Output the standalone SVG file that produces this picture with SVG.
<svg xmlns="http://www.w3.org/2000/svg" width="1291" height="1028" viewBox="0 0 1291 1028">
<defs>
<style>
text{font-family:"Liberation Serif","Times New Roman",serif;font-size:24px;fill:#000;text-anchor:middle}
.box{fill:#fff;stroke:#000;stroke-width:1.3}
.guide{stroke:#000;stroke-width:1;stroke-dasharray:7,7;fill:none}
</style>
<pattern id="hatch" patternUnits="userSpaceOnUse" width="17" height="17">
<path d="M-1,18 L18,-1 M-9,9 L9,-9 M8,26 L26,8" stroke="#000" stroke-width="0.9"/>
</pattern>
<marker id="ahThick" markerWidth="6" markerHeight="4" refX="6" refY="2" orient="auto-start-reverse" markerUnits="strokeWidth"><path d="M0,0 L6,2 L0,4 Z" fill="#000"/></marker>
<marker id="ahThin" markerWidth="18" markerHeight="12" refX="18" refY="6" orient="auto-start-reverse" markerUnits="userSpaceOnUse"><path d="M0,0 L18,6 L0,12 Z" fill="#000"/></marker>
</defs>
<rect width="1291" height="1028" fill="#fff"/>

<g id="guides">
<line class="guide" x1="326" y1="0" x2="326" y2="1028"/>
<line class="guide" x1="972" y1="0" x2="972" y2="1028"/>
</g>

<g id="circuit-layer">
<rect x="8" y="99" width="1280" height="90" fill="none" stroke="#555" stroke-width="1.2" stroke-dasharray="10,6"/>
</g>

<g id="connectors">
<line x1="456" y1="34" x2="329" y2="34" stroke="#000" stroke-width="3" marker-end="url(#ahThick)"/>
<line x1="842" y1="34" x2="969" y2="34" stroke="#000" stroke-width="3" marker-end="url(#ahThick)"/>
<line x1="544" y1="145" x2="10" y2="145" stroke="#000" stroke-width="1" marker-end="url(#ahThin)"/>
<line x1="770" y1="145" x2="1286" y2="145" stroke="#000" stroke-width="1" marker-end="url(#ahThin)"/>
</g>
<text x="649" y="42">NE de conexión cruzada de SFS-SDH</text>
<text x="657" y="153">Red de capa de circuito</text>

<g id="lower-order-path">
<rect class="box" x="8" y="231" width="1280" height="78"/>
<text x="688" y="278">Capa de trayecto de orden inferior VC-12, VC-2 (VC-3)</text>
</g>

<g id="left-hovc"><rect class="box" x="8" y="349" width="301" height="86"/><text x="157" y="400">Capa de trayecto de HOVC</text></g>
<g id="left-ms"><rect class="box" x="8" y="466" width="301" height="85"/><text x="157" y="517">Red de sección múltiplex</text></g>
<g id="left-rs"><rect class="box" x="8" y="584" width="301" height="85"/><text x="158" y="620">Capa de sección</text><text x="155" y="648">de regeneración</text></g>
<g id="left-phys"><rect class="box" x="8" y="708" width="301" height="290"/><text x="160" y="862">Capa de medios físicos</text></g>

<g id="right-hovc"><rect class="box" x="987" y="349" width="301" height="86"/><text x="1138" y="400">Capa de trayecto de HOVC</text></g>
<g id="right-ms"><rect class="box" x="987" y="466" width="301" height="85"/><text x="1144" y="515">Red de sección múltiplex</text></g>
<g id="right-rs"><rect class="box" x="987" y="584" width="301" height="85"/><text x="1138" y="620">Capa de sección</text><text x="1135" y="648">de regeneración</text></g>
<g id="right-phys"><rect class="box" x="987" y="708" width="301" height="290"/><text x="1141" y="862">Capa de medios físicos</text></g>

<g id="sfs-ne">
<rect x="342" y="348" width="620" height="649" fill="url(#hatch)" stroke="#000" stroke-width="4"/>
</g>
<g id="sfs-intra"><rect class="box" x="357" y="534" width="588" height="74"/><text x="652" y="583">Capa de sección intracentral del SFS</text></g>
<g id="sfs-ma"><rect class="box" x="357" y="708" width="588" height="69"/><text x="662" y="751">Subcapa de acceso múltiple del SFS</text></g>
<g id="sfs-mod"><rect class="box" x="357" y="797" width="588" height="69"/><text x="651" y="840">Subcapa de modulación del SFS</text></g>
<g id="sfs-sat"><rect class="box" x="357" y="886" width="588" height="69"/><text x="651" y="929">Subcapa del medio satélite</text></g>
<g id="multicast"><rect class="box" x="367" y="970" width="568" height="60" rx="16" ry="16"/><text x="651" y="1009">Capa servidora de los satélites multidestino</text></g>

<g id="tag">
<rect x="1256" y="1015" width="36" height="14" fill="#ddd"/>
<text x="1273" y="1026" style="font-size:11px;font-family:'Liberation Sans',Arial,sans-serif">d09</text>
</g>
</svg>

########################################

Request:
Print the whole listing again, exactly.

Completed exercise:
Output the standalone SVG file that produces this picture with SVG.
<svg xmlns="http://www.w3.org/2000/svg" width="1291" height="1028" viewBox="0 0 1291 1028">
<defs>
<style>
text{font-family:"Liberation Serif","Times New Roman",serif;font-size:24px;fill:#000;text-anchor:middle}
.box{fill:#fff;stroke:#000;stroke-width:1.3}
.guide{stroke:#000;stroke-width:1;stroke-dasharray:7,7;fill:none}
</style>
<pattern id="hatch" patternUnits="userSpaceOnUse" width="17" height="17">
<path d="M-1,18 L18,-1 M-9,9 L9,-9 M8,26 L26,8" stroke="#000" stroke-width="0.9"/>
</pattern>
<marker id="ahThick" markerWidth="6" markerHeight="4" refX="6" refY="2" orient="auto-start-reverse" markerUnits="strokeWidth"><path d="M0,0 L6,2 L0,4 Z" fill="#000"/></marker>
<marker id="ahThin" markerWidth="18" markerHeight="12" refX="18" refY="6" orient="auto-start-reverse" markerUnits="userSpaceOnUse"><path d="M0,0 L18,6 L0,12 Z" fill="#000"/></marker>
</defs>
<rect width="1291" height="1028" fill="#fff"/>

<g id="guides">
<line class="guide" x1="326" y1="0" x2="326" y2="1028"/>
<line class="guide" x1="972" y1="0" x2="972" y2="1028"/>
</g>

<g id="circuit-layer">
<rect x="8" y="99" width="1280" height="90" fill="none" stroke="#555" stroke-width="1.2" stroke-dasharray="10,6"/>
</g>

<g id="connectors">
<line x1="456" y1="34" x2="329" y2="34" stroke="#000" stroke-width="3" marker-end="url(#ahThick)"/>
<line x1="842" y1="34" x2="969" y2="34" stroke="#000" stroke-width="3" marker-end="url(#ahThick)"/>
<line x1="544" y1="145" x2="10" y2="145" stroke="#000" stroke-width="1" marker-end="url(#ahThin)"/>
<line x1="770" y1="145" x2="1286" y2="145" stroke="#000" stroke-width="1" marker-end="url(#ahThin)"/>
</g>
<text x="649" y="42">NE de conexión cruzada de SFS-SDH</text>
<text x="657" y="153">Red de capa de circuito</text>

<g id="lower-order-path">
<rect class="box" x="8" y="231" width="1280" height="78"/>
<text x="688" y="278">Capa de trayecto de orden inferior VC-12, VC-2 (VC-3)</text>
</g>

<g id="left-hovc"><rect class="box" x="8" y="349" width="301" height="86"/><text x="157" y="400">Capa de trayecto de HOVC</text></g>
<g id="left-ms"><rect class="box" x="8" y="466" width="301" height="85"/><text x="157" y="517">Red de sección múltiplex</text></g>
<g id="left-rs"><rect class="box" x="8" y="584" width="301" height="85"/><text x="158" y="620">Capa de sección</text><text x="155" y="648">de regeneración</text></g>
<g id="left-phys"><rect class="box" x="8" y="708" width="301" height="290"/><text x="160" y="862">Capa de medios físicos</text></g>

<g id="right-hovc"><rect class="box" x="987" y="349" width="301" height="86"/><text x="1138" y="400">Capa de trayecto de HOVC</text></g>
<g id="right-ms"><rect class="box" x="987" y="466" width="301" height="85"/><text x="1144" y="515">Red de sección múltiplex</text></g>
<g id="right-rs"><rect class="box" x="987" y="584" width="301" height="85"/><text x="1138" y="620">Capa de sección</text><text x="1135" y="648">de regeneración</text></g>
<g id="right-phys"><rect class="box" x="987" y="708" width="301" height="290"/><text x="1141" y="862">Capa de medios físicos</text></g>

<g id="sfs-ne">
<rect x="342" y="348" width="620" height="649" fill="url(#hatch)" stroke="#000" stroke-width="4"/>
</g>
<g id="sfs-intra"><rect class="box" x="357" y="534" width="588" height="74"/><text x="652" y="583">Capa de sección intracentral del SFS</text></g>
<g id="sfs-ma"><rect class="box" x="357" y="708" width="588" height="69"/><text x="662" y="751">Subcapa de acceso múltiple del SFS</text></g>
<g id="sfs-mod"><rect class="box" x="357" y="797" width="588" height="69"/><text x="651" y="840">Subcapa de modulación del SFS</text></g>
<g id="sfs-sat"><rect class="box" x="357" y="886" width="588" height="69"/><text x="651" y="929">Subcapa del medio satélite</text></g>
<g id="multicast"><rect class="box" x="367" y="970" width="568" height="60" rx="16" ry="16"/><text x="651" y="1009">Capa servidora de los satélites multidestino</text></g>

<g id="tag">
<rect x="1256" y="1015" width="36" height="14" fill="#ddd"/>
<text x="1273" y="1026" style="font-size:11px;font-family:'Liberation Sans',Arial,sans-serif">d09</text>
</g>
</svg>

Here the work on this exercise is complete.